Automatic Part-of-Speech Tagging of Intangible Cultural Heritage based on Large Language Models

doi:10.4324/9781003666530-13

Chapter

Automatic Part-of-Speech Tagging of Intangible Cultural Heritage based on Large Language Models

ABSTRACT

Large language models (LLMs) have revolutionised natural language processing, enabling advancements in domain-specific applications. This study explores the use of LLMs for automatic lexical annotation in intangible cultural heritage (ICH), a field with specialised vocabulary and cultural context.

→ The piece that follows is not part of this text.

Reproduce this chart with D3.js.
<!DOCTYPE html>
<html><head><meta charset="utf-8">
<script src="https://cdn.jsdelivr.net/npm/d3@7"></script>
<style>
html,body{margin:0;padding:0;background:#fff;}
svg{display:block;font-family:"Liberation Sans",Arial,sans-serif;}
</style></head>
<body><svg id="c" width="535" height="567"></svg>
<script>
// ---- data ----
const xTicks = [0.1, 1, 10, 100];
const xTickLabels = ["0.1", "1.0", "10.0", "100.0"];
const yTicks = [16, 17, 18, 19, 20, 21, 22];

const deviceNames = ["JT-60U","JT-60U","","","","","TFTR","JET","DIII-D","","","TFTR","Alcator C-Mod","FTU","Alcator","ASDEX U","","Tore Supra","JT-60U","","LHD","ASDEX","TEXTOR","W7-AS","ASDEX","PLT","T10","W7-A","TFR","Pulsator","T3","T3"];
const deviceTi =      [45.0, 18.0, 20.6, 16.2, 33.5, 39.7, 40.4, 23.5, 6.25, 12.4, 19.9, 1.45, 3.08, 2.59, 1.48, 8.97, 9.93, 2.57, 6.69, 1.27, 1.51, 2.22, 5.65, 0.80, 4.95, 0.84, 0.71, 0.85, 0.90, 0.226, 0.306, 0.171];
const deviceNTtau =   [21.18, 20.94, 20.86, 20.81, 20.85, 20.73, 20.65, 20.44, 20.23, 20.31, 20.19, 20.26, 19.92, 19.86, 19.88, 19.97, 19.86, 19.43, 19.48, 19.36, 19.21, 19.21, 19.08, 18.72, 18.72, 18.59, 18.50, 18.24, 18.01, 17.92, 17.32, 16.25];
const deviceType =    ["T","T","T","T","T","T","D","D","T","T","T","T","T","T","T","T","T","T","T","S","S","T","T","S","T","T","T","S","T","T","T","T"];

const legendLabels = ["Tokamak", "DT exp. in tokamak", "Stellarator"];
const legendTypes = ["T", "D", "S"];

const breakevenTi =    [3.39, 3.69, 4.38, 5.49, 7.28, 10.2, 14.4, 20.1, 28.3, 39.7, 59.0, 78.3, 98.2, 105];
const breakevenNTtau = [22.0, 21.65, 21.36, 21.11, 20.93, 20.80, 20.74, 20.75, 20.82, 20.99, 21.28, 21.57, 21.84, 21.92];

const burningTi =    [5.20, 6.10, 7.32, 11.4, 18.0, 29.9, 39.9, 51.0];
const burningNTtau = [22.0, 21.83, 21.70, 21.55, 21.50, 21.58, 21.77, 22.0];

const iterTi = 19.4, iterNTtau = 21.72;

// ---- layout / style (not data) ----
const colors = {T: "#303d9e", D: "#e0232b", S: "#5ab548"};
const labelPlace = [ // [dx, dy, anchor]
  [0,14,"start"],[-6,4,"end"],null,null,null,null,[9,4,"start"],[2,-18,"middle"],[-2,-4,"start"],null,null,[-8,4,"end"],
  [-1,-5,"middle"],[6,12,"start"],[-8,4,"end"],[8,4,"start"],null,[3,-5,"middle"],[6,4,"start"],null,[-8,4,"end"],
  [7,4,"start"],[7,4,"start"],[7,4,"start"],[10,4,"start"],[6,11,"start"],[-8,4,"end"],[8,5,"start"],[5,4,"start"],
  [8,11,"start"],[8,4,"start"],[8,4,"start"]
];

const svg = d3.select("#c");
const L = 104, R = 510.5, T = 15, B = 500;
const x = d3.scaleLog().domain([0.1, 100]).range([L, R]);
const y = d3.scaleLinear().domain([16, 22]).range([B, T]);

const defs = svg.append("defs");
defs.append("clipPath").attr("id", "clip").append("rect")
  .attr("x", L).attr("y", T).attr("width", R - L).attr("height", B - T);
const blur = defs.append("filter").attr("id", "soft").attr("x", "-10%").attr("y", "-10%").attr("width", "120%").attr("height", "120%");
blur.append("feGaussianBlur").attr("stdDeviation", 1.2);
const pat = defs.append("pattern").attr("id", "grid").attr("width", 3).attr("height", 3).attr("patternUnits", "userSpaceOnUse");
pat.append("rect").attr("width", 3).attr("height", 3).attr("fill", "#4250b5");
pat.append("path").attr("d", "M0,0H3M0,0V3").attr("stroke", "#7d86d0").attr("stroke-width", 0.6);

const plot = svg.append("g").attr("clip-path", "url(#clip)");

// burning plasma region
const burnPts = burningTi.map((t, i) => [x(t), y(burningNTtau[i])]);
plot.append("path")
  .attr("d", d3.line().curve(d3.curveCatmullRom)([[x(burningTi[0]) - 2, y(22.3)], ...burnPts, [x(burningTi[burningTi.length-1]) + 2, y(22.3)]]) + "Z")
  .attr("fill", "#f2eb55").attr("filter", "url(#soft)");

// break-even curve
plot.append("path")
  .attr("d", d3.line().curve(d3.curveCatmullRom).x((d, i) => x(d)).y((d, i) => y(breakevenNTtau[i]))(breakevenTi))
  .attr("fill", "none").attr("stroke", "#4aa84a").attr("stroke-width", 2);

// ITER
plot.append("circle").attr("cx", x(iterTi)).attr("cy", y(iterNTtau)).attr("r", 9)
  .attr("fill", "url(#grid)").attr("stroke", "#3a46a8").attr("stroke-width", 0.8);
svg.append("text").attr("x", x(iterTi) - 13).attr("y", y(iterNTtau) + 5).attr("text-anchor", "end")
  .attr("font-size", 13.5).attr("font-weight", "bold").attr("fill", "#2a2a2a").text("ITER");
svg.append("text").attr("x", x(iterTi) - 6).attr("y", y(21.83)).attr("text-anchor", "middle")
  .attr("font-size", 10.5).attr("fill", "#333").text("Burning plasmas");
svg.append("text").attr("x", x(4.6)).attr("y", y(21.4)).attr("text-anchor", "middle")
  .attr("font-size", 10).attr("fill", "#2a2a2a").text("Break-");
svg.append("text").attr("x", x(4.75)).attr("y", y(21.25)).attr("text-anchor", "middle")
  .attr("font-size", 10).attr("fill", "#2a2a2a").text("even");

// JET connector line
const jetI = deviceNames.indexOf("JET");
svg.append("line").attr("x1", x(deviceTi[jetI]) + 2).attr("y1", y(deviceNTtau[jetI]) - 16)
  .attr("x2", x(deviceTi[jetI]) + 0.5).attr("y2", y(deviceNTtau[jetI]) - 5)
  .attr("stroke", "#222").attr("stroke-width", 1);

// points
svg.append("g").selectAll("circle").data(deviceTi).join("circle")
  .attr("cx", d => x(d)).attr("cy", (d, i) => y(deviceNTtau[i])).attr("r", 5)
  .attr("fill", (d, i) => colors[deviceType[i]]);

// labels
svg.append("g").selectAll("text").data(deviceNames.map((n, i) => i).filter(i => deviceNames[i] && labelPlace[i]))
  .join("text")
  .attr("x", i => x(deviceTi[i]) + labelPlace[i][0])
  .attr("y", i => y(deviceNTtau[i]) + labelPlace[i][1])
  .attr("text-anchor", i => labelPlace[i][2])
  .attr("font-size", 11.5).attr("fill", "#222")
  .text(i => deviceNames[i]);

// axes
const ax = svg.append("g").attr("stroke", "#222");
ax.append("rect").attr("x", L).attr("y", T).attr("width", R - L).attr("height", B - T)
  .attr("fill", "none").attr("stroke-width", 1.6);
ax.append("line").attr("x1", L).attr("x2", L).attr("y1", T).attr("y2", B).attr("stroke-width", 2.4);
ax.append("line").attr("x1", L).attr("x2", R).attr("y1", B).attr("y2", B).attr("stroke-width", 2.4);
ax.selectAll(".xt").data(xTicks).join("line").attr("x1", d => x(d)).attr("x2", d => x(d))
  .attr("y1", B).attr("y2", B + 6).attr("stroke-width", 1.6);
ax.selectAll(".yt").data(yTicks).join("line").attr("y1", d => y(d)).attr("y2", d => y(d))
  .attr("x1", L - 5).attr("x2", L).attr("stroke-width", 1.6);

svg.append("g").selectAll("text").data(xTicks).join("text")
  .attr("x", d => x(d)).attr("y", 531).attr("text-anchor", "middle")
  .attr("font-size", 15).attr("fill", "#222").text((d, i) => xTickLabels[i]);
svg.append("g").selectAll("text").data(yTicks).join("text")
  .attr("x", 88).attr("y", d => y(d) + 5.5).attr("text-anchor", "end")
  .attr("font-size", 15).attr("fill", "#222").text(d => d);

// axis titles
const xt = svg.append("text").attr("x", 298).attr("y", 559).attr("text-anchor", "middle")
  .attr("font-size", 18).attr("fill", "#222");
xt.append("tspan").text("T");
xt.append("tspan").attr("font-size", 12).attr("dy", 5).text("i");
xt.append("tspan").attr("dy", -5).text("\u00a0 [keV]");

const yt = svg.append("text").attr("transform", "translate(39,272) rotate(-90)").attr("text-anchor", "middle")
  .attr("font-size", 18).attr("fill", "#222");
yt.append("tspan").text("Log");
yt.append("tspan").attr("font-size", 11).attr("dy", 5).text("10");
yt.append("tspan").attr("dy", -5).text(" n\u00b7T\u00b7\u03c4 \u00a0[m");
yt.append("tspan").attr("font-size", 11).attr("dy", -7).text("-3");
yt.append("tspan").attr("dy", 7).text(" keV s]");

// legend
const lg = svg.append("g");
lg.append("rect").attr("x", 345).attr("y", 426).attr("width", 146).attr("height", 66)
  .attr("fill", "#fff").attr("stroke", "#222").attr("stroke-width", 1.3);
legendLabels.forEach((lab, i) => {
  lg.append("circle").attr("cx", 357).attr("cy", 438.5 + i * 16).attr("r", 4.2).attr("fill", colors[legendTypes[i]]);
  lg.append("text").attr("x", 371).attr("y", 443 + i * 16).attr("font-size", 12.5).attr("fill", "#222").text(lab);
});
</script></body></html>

The research follows three phases: (1) Collecting ICH data from China’s official Intangible Cultural Heritage website and creating a robust annotation dataset through human-machine collaboration. (2) Developing fine-tuning data with various prompting formats (0-shot, 1-shot, 3-shot) for ICH texts. (3) Evaluating Qwen and GLM models using LoRA and full-parameter fine-tuning to assess performance across training data volumes. Compared to LoRA, full parameter fine-tuning has higher requirements for prompt consistency and poorer robustness. These results provide insights into optimising LLMs for precise lexical annotation, with implications for ICH and other specialised fields. The study highlights the importance of fine-tuning strategies, data preparation, and instruction structuring in enhancing model performance.